The General Assembly is considering a bill that would require gun owners who openly carry a weapon to produce their gun permit if asked by law enforcement. Changes to the proposed language in the bill are causing some contention among members of the Judiciary Committee, which held a public hearing on the legislation Wednesday.
The original language of House Bill 6200 stated that police could only request to see the permit if there was reasonable cause that a crime had been committed. The Judiciary Committee’s version of the bill removes that clause, meaning if a person carries a pistol or revolver in plain sight and a police officer asks for his or her permit, they would be obliged to comply, whether there is reasonable cause or not.
Several committee members were concerned by the removal of reasonable suspicion from the bill.
"This committee hears a lot of testimony on a lot of issues making sure that our citizens of all different types are not discriminated against," said Republican state Representative Christie Carpino, "and I have a real fear that if [House Bill] 6200 passes, we're gonna deal with that.
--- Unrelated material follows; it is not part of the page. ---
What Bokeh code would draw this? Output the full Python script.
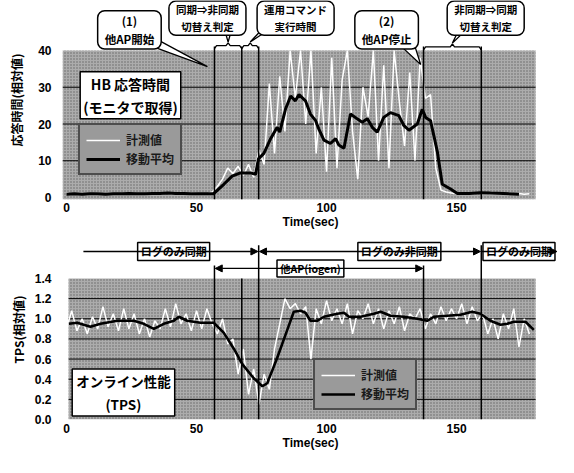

Connecticut Chief State's Attorney Kevin Kane testified that the draft language seems reasonable and legal.
"The problem is difficult situations that the police are confronted in. To resolve it, all they have to do is say 'May I see the permit?' And just the mere showing of the permit doesn't seem to be that intrusive," said Kane. "I think a fair balance is to require people to show [the open carry gun permit] if asked."
Other lawmakers on the committee worried that the proposal would make it easier for police to unfairly target minority gun owners. The bill is supported by the Connecticut Police Chief's Association, while Second Amendment groups like the Connecticut Citizens Defense League say it violates the constitution.